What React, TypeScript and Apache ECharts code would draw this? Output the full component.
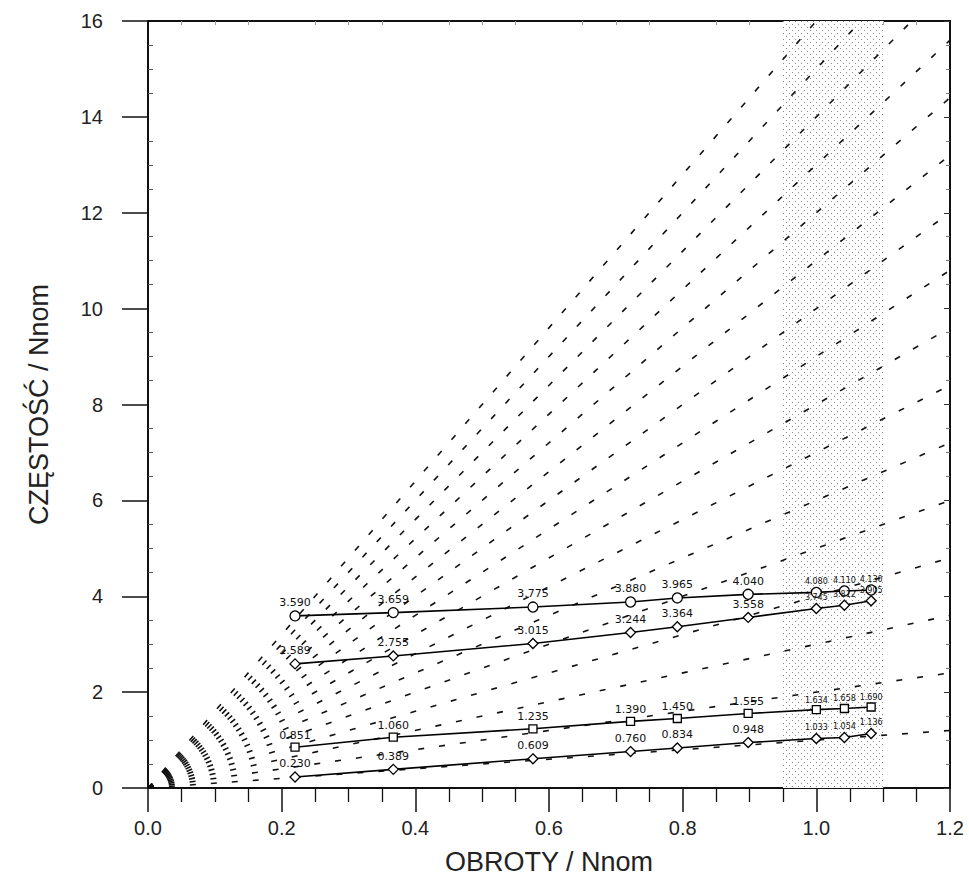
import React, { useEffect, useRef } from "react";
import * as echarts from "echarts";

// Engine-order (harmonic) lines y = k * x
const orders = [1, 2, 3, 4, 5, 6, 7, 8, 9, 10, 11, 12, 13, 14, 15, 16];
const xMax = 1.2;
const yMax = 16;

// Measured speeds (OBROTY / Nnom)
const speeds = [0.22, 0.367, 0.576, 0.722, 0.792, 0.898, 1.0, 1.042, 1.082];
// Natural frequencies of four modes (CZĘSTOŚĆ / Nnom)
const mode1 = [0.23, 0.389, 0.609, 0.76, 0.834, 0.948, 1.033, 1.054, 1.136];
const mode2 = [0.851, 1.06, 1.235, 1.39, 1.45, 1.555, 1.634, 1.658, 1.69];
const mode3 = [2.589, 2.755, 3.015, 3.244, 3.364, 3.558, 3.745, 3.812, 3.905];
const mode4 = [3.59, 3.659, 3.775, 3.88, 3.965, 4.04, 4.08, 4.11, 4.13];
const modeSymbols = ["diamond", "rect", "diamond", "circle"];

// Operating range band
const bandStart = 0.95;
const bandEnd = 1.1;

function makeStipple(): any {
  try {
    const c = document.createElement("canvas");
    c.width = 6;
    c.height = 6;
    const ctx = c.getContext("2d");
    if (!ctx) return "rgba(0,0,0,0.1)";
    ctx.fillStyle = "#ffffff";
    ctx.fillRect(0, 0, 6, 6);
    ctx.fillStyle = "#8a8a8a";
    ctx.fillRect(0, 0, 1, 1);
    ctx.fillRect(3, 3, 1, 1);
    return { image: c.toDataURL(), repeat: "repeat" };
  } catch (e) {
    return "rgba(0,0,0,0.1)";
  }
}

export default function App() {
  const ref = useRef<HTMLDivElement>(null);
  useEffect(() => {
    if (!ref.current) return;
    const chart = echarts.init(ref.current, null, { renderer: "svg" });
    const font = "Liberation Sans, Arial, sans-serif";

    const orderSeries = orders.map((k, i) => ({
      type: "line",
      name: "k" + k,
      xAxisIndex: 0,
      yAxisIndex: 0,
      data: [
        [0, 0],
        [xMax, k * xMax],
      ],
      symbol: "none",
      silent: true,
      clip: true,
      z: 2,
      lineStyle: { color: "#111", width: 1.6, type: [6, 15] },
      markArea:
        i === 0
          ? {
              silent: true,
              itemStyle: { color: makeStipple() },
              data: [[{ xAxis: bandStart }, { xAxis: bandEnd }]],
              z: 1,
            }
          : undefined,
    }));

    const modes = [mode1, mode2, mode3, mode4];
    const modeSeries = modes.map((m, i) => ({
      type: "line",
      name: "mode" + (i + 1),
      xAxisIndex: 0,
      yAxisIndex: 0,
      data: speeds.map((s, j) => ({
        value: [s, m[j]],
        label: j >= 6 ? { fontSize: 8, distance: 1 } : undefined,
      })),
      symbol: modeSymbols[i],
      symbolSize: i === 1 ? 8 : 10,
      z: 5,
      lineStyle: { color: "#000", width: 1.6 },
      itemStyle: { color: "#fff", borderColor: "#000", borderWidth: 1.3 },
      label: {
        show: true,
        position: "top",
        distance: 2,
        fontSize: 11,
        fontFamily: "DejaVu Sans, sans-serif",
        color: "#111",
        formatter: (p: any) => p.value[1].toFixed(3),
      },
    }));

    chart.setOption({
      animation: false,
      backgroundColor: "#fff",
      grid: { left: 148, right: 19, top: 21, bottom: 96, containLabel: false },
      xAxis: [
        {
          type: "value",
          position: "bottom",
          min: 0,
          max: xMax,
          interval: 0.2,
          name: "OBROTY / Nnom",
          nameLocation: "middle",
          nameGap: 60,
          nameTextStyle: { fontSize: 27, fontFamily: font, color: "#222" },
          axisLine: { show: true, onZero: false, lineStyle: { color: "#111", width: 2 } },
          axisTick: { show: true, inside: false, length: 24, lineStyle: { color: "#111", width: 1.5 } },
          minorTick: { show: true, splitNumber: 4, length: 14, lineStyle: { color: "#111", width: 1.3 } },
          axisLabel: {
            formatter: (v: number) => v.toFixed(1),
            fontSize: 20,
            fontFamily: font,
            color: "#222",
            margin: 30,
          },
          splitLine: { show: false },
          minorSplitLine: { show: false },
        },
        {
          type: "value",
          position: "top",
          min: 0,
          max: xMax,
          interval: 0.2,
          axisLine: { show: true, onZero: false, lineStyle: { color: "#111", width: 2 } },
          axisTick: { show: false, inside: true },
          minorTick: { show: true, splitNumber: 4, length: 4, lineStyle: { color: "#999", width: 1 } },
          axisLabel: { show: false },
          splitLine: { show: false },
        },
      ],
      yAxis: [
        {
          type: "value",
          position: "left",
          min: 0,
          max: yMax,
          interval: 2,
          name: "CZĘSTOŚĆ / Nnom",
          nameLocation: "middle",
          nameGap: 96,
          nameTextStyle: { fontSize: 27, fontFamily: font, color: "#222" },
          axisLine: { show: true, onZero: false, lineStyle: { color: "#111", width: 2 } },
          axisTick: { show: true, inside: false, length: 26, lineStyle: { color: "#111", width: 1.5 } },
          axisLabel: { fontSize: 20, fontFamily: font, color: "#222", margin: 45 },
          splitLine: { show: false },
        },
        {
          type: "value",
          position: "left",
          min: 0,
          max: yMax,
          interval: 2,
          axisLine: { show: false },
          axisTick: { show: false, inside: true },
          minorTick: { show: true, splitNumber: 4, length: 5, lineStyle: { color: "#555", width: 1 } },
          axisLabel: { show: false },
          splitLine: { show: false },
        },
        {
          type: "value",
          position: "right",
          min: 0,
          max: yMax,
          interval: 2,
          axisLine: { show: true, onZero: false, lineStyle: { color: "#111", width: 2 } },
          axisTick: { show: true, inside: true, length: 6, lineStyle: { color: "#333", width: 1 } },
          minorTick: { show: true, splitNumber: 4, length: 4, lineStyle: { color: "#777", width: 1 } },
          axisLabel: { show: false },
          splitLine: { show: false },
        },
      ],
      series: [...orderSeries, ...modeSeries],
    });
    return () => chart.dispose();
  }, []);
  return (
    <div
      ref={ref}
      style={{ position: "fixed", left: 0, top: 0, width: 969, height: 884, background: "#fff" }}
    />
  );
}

▶ [SHORT PROBLEM] Return the full material word for word. Do not include the pictures.

▶ [OUTPUT]
What React, TypeScript and Apache ECharts code would draw this? Output the full component.
import React, { useEffect, useRef } from "react";
import * as echarts from "echarts";

// Engine-order (harmonic) lines y = k * x
const orders = [1, 2, 3, 4, 5, 6, 7, 8, 9, 10, 11, 12, 13, 14, 15, 16];
const xMax = 1.2;
const yMax = 16;

// Measured speeds (OBROTY / Nnom)
const speeds = [0.22, 0.367, 0.576, 0.722, 0.792, 0.898, 1.0, 1.042, 1.082];
// Natural frequencies of four modes (CZĘSTOŚĆ / Nnom)
const mode1 = [0.23, 0.389, 0.609, 0.76, 0.834, 0.948, 1.033, 1.054, 1.136];
const mode2 = [0.851, 1.06, 1.235, 1.39, 1.45, 1.555, 1.634, 1.658, 1.69];
const mode3 = [2.589, 2.755, 3.015, 3.244, 3.364, 3.558, 3.745, 3.812, 3.905];
const mode4 = [3.59, 3.659, 3.775, 3.88, 3.965, 4.04, 4.08, 4.11, 4.13];
const modeSymbols = ["diamond", "rect", "diamond", "circle"];

// Operating range band
const bandStart = 0.95;
const bandEnd = 1.1;

function makeStipple(): any {
  try {
    const c = document.createElement("canvas");
    c.width = 6;
    c.height = 6;
    const ctx = c.getContext("2d");
    if (!ctx) return "rgba(0,0,0,0.1)";
    ctx.fillStyle = "#ffffff";
    ctx.fillRect(0, 0, 6, 6);
    ctx.fillStyle = "#8a8a8a";
    ctx.fillRect(0, 0, 1, 1);
    ctx.fillRect(3, 3, 1, 1);
    return { image: c.toDataURL(), repeat: "repeat" };
  } catch (e) {
    return "rgba(0,0,0,0.1)";
  }
}

export default function App() {
  const ref = useRef<HTMLDivElement>(null);
  useEffect(() => {
    if (!ref.current) return;
    const chart = echarts.init(ref.current, null, { renderer: "svg" });
    const font = "Liberation Sans, Arial, sans-serif";

    const orderSeries = orders.map((k, i) => ({
      type: "line",
      name: "k" + k,
      xAxisIndex: 0,
      yAxisIndex: 0,
      data: [
        [0, 0],
        [xMax, k * xMax],
      ],
      symbol: "none",
      silent: true,
      clip: true,
      z: 2,
      lineStyle: { color: "#111", width: 1.6, type: [6, 15] },
      markArea:
        i === 0
          ? {
              silent: true,
              itemStyle: { color: makeStipple() },
              data: [[{ xAxis: bandStart }, { xAxis: bandEnd }]],
              z: 1,
            }
          : undefined,
    }));

    const modes = [mode1, mode2, mode3, mode4];
    const modeSeries = modes.map((m, i) => ({
      type: "line",
      name: "mode" + (i + 1),
      xAxisIndex: 0,
      yAxisIndex: 0,
      data: speeds.map((s, j) => ({
        value: [s, m[j]],
        label: j >= 6 ? { fontSize: 8, distance: 1 } : undefined,
      })),
      symbol: modeSymbols[i],
      symbolSize: i === 1 ? 8 : 10,
      z: 5,
      lineStyle: { color: "#000", width: 1.6 },
      itemStyle: { color: "#fff", borderColor: "#000", borderWidth: 1.3 },
      label: {
        show: true,
        position: "top",
        distance: 2,
        fontSize: 11,
        fontFamily: "DejaVu Sans, sans-serif",
        color: "#111",
        formatter: (p: any) => p.value[1].toFixed(3),
      },
    }));

    chart.setOption({
      animation: false,
      backgroundColor: "#fff",
      grid: { left: 148, right: 19, top: 21, bottom: 96, containLabel: false },
      xAxis: [
        {
          type: "value",
          position: "bottom",
          min: 0,
          max: xMax,
          interval: 0.2,
          name: "OBROTY / Nnom",
          nameLocation: "middle",
          nameGap: 60,
          nameTextStyle: { fontSize: 27, fontFamily: font, color: "#222" },
          axisLine: { show: true, onZero: false, lineStyle: { color: "#111", width: 2 } },
          axisTick: { show: true, inside: false, length: 24, lineStyle: { color: "#111", width: 1.5 } },
          minorTick: { show: true, splitNumber: 4, length: 14, lineStyle: { color: "#111", width: 1.3 } },
          axisLabel: {
            formatter: (v: number) => v.toFixed(1),
            fontSize: 20,
            fontFamily: font,
            color: "#222",
            margin: 30,
          },
          splitLine: { show: false },
          minorSplitLine: { show: false },
        },
        {
          type: "value",
          position: "top",
          min: 0,
          max: xMax,
          interval: 0.2,
          axisLine: { show: true, onZero: false, lineStyle: { color: "#111", width: 2 } },
          axisTick: { show: false, inside: true },
          minorTick: { show: true, splitNumber: 4, length: 4, lineStyle: { color: "#999", width: 1 } },
          axisLabel: { show: false },
          splitLine: { show: false },
        },
      ],
      yAxis: [
        {
          type: "value",
          position: "left",
          min: 0,
          max: yMax,
          interval: 2,
          name: "CZĘSTOŚĆ / Nnom",
          nameLocation: "middle",
          nameGap: 96,
          nameTextStyle: { fontSize: 27, fontFamily: font, color: "#222" },
          axisLine: { show: true, onZero: false, lineStyle: { color: "#111", width: 2 } },
          axisTick: { show: true, inside: false, length: 26, lineStyle: { color: "#111", width: 1.5 } },
          axisLabel: { fontSize: 20, fontFamily: font, color: "#222", margin: 45 },
          splitLine: { show: false },
        },
        {
          type: "value",
          position: "left",
          min: 0,
          max: yMax,
          interval: 2,
          axisLine: { show: false },
          axisTick: { show: false, inside: true },
          minorTick: { show: true, splitNumber: 4, length: 5, lineStyle: { color: "#555", width: 1 } },
          axisLabel: { show: false },
          splitLine: { show: false },
        },
        {
          type: "value",
          position: "right",
          min: 0,
          max: yMax,
          interval: 2,
          axisLine: { show: true, onZero: false, lineStyle: { color: "#111", width: 2 } },
          axisTick: { show: true, inside: true, length: 6, lineStyle: { color: "#333", width: 1 } },
          minorTick: { show: true, splitNumber: 4, length: 4, lineStyle: { color: "#777", width: 1 } },
          axisLabel: { show: false },
          splitLine: { show: false },
        },
      ],
      series: [...orderSeries, ...modeSeries],
    });
    return () => chart.dispose();
  }, []);
  return (
    <div
      ref={ref}
      style={{ position: "fixed", left: 0, top: 0, width: 969, height: 884, background: "#fff" }}
    />
  );
}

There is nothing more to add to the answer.